- DATASET EXTRACT -

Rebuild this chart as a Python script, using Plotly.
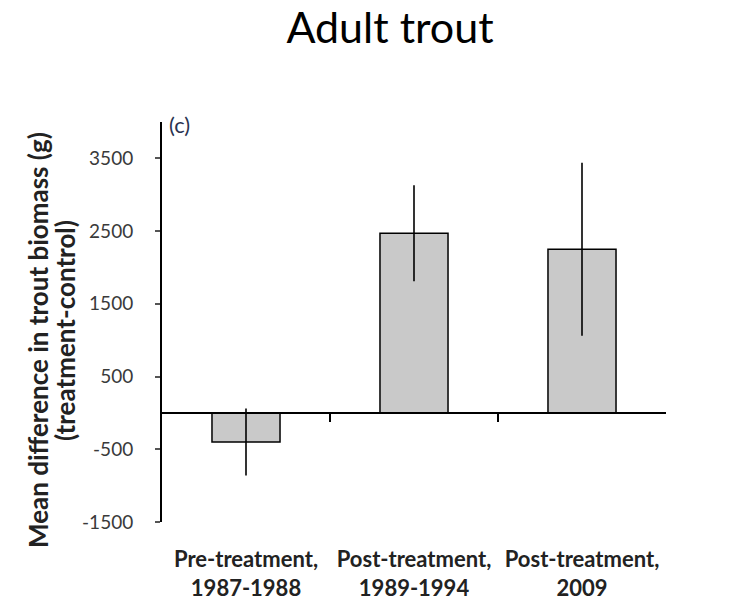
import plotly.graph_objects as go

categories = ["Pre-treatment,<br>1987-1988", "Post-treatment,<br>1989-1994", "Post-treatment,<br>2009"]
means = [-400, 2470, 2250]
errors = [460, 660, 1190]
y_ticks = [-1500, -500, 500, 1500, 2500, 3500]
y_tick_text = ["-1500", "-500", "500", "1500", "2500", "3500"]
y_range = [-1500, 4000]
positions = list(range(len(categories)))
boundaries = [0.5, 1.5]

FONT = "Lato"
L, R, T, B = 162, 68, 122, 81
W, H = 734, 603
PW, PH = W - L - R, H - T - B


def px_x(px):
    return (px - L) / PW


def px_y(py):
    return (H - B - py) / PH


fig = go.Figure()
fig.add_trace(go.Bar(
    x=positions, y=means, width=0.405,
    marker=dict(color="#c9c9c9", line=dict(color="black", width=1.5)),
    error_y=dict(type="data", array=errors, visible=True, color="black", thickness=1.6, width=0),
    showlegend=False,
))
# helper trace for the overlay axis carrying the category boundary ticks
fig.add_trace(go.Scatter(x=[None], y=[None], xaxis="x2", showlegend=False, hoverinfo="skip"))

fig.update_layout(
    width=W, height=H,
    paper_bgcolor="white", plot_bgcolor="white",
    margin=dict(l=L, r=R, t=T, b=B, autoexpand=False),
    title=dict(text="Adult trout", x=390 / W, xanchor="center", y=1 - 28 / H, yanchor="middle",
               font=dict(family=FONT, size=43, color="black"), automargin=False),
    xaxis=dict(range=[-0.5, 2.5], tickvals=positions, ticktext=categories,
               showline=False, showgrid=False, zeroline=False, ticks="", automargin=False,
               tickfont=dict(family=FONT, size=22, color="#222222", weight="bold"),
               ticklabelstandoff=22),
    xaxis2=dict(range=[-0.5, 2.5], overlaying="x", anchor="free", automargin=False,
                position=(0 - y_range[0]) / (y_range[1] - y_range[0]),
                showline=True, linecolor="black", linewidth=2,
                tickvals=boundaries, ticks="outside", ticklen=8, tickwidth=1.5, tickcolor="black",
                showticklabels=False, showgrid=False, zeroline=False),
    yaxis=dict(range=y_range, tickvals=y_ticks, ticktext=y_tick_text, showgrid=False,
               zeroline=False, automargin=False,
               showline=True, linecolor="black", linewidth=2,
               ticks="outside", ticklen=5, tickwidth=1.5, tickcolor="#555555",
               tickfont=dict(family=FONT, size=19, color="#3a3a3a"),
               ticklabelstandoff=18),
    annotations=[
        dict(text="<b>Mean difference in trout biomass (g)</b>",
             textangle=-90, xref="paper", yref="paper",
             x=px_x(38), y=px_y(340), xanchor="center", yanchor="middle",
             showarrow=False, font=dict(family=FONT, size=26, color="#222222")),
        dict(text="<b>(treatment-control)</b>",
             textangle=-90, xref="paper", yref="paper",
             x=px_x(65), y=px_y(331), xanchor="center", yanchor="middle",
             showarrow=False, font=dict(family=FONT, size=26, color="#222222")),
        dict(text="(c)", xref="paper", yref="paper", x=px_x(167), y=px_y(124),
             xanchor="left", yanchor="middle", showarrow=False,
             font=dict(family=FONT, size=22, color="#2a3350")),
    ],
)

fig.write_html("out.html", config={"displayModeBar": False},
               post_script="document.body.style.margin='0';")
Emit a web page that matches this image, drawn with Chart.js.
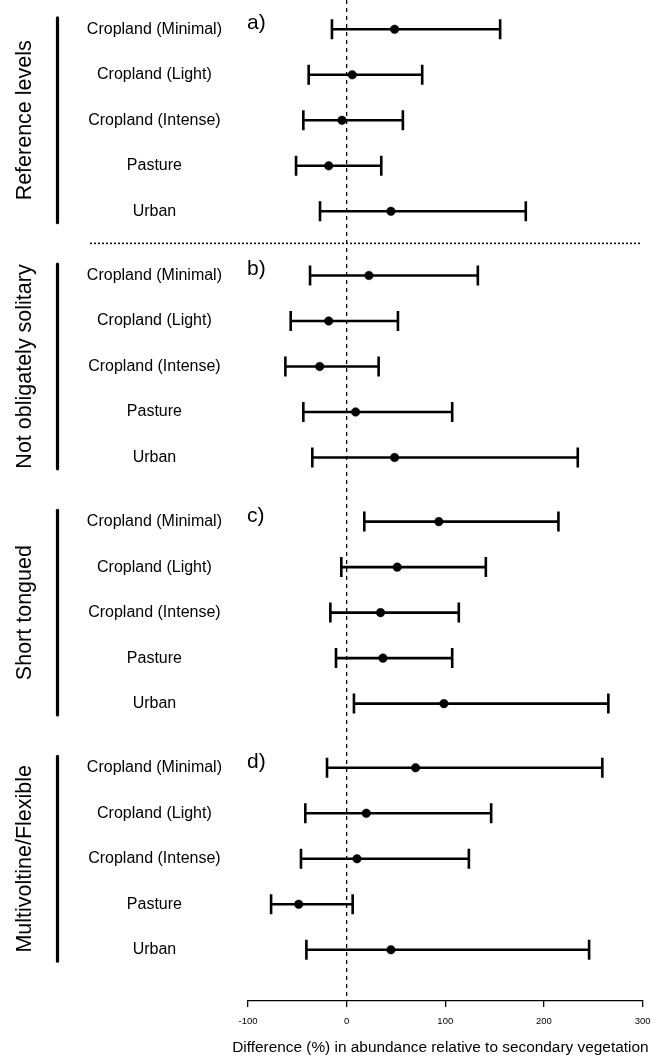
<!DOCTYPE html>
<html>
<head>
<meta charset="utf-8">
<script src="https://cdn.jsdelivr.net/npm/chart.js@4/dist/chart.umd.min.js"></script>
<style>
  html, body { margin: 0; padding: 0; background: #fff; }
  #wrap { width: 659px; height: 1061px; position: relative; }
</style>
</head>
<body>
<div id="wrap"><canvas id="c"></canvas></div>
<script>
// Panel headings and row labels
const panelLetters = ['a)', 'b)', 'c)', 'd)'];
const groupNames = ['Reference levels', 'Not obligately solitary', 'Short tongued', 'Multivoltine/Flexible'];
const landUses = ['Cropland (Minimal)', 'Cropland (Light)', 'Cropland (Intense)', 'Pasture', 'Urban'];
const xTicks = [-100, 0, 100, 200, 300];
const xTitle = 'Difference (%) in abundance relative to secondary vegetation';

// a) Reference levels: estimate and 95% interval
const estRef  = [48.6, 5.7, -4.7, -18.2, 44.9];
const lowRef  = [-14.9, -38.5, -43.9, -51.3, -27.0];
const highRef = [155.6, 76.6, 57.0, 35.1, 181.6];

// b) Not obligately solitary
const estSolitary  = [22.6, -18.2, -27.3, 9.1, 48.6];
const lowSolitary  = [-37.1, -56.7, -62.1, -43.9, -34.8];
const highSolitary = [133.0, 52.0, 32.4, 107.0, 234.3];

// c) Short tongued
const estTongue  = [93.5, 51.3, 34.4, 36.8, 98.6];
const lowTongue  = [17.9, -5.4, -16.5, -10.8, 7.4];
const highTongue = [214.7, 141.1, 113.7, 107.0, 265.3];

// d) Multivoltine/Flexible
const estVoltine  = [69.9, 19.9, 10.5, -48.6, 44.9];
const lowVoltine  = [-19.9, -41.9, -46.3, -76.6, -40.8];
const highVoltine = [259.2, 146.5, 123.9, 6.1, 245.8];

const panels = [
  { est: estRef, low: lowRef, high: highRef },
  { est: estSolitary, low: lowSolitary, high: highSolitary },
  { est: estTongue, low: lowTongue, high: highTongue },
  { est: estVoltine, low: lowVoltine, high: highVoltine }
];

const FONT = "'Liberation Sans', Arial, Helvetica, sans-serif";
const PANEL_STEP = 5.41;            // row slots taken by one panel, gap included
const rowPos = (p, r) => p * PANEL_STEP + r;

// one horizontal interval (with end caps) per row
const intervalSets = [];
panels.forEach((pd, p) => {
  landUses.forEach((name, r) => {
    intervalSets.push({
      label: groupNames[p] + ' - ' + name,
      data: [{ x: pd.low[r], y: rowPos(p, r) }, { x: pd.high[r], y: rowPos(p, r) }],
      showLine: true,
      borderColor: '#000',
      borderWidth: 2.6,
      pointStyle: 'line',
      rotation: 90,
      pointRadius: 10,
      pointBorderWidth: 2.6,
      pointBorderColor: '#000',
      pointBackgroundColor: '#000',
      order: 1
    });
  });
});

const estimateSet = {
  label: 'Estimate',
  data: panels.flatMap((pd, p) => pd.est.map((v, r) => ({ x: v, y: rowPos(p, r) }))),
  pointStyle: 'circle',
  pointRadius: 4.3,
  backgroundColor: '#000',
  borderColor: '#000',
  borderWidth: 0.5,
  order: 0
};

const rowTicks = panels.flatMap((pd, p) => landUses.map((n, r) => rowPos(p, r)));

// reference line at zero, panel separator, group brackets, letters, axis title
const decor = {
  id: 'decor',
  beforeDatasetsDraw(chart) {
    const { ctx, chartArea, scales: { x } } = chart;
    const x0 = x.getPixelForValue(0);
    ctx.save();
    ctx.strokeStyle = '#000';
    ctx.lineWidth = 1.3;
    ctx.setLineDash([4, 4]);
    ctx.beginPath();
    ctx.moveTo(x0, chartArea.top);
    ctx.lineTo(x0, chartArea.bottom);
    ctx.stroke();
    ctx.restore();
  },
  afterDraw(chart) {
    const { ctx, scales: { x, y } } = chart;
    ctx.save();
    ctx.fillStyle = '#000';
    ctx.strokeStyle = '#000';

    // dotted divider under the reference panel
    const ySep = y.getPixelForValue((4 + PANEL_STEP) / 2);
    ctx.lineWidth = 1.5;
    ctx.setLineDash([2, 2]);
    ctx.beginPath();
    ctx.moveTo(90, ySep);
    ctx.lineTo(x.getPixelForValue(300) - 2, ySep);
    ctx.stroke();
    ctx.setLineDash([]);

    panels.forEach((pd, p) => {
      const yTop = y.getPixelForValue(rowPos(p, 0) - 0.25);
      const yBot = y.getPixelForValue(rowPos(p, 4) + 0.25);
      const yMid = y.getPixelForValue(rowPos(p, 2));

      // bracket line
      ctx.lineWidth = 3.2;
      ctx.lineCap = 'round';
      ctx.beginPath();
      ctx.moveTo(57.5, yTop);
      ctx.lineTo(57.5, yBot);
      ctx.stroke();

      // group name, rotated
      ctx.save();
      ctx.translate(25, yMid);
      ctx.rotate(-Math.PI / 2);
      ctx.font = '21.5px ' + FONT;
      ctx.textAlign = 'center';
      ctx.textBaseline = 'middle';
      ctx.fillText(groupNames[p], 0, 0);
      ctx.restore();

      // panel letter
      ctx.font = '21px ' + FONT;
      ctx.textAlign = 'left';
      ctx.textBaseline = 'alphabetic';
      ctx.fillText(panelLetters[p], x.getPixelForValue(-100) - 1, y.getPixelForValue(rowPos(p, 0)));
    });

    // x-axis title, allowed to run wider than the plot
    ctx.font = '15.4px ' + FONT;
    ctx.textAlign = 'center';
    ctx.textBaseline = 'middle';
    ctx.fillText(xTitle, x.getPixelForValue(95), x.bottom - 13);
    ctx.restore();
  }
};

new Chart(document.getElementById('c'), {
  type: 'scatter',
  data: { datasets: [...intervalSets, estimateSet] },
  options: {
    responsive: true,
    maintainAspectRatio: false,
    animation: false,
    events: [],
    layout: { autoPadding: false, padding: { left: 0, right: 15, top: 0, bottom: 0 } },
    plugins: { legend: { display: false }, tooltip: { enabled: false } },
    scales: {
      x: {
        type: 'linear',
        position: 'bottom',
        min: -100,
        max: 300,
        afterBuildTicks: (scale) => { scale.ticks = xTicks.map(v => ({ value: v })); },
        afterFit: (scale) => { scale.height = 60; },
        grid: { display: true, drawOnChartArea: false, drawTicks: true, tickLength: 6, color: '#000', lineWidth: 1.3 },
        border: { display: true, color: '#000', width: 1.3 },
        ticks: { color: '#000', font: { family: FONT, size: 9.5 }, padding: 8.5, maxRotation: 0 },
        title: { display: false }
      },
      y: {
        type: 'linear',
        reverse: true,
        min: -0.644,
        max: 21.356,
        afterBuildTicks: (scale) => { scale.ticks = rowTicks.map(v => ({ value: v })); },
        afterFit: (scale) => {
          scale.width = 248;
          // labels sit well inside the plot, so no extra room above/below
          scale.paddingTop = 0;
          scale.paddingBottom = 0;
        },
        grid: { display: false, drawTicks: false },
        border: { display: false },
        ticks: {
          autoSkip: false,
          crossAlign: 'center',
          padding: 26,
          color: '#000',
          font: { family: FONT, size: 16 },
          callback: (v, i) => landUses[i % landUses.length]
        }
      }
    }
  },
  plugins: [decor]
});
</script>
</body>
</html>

- CHALLENGE -
Search the entries for the string "this" and collect each line that has it.

- EXERCISE RESULT -
Rebuild this chart as a Python script, using Plotly.
Emit a web page that matches this image, drawn with Chart.js.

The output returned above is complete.